"Are we going to hear Roberta Peters?" asked a woman in the waiting line at the Carter Barron box office. "I thought we were going to hear Beverly Sills."

It was indeed Roberta Peters, who celebrated her 50th birthday a few months ago and whose name was magic 20 years ago, singing in a concert postponed from a week ago. The posters outside Carter Barron gave that much information if no more. They announced her name and mentioned (rather vaguely) the Metropolitan Opera, where she made her debut in 1950, but they said nothing, really, about what would be going on.

"That's Harry Ellis Dickson," said a member of the audience, surprised and excited, as the conductor walked on stage to direct The Grand Carter Barron Philharmonic Pops Symphony Orchestra. Nothing had prepared the man for the appearance of the esteemed assistant conductor of the Boston Pops, whose name appeared neither on the posters nor on the program -- a pitifully small, fuzzily photocopied single sheet of paper. For all that the program revealed, Peters might have been conducting as well as singing.

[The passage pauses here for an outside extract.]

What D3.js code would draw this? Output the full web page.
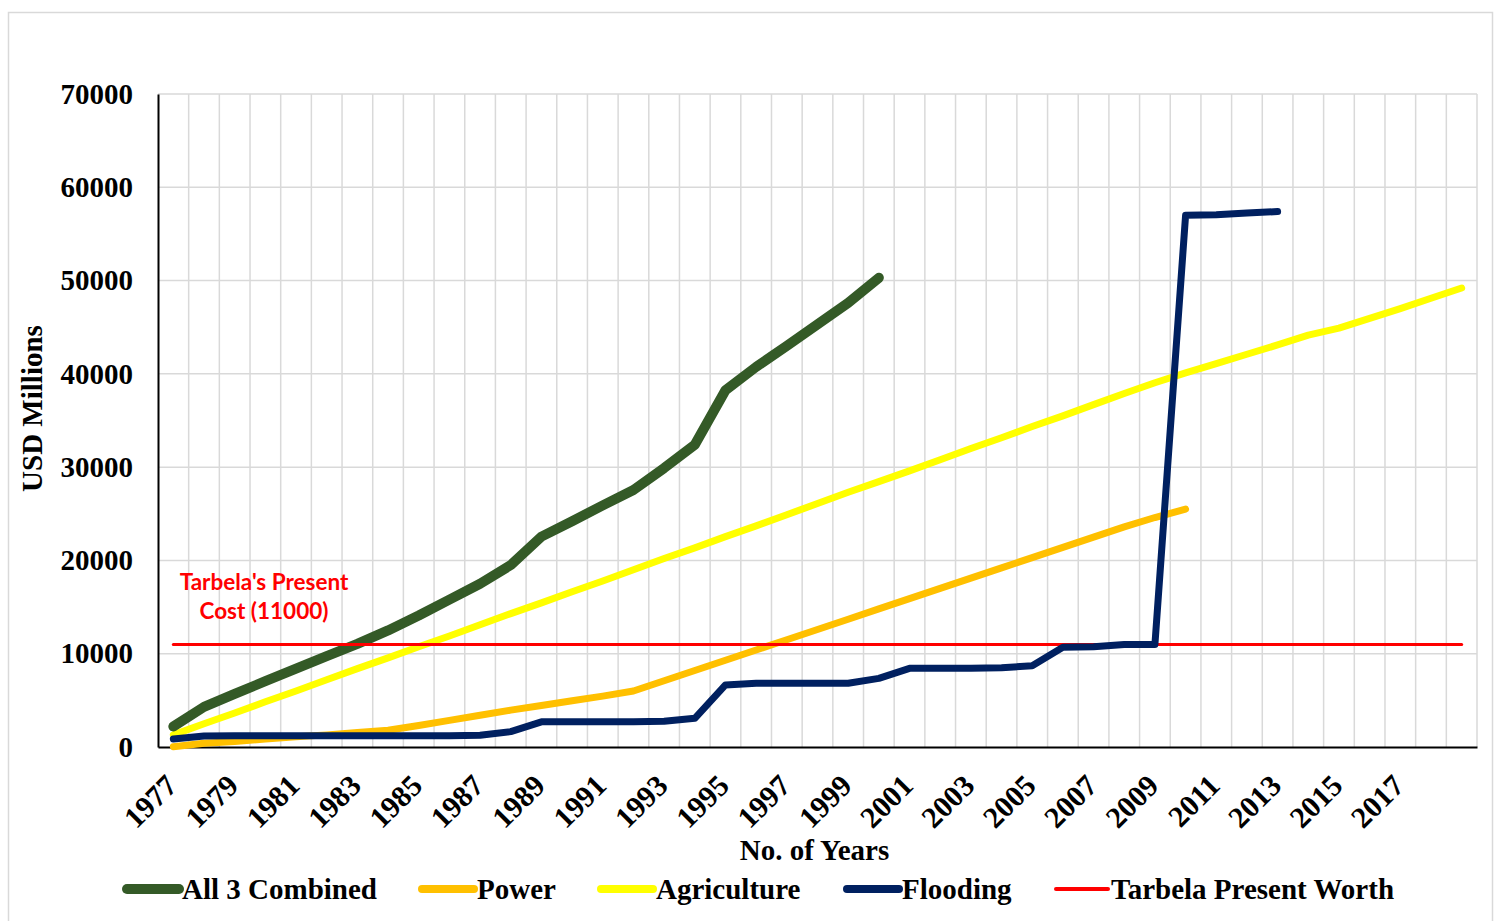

If it had not been kept such a closely guarded secret that Arthur Fiedler's longtime associate would be in town conducting the kind of program that made the Boston Pops world-famous, the amphitheater -- an ideal place for concerts, an easy-to-reach, urban Wolf Trap -- might have been more than 20 percent full. There should have been a capacity crowd, but the promotion of classical concerts is a special art that the Park Service has not yet learned after 30 years of running Carter Barron -- though it has managed to attract people who can do it at Wolf Trap and the Kennedy Center. It will probably be said after the current series of pops concerts that classical music doesn't work at Carter Barron. That's not the problem: it should work, but it was pitifully mishandled.

The program itself was a handful of trumps from the opening Sousa march to the concluding "Boogie-Woogie Bugle Boy," including such sure-fire winners as Offenbach's "Orpheus" Overture, Bizet's "Carmen" Suite and Strauss' "Voices of Spring" as well as a series of arias sung by Peters. The new Carter Barron orchestra turned out to be a collection of some of Washington's top free-lance musicians.

In the case of Peters, the enthusiasm was somewhat overdone.Her voice is still fine at its best, particularly in the lower and middle registers, but the coloratura is no longer reliable and the top tends to be both thin and wobbly. At this point in her career, these facts are hardly a secret to music lovers, but Peters was only part of the program. By choosing to publicize her rather than a surefire program and conductor, the Carter Baron management deprived itself of a large potential audience and many Washingtonians of an enjoyable evening.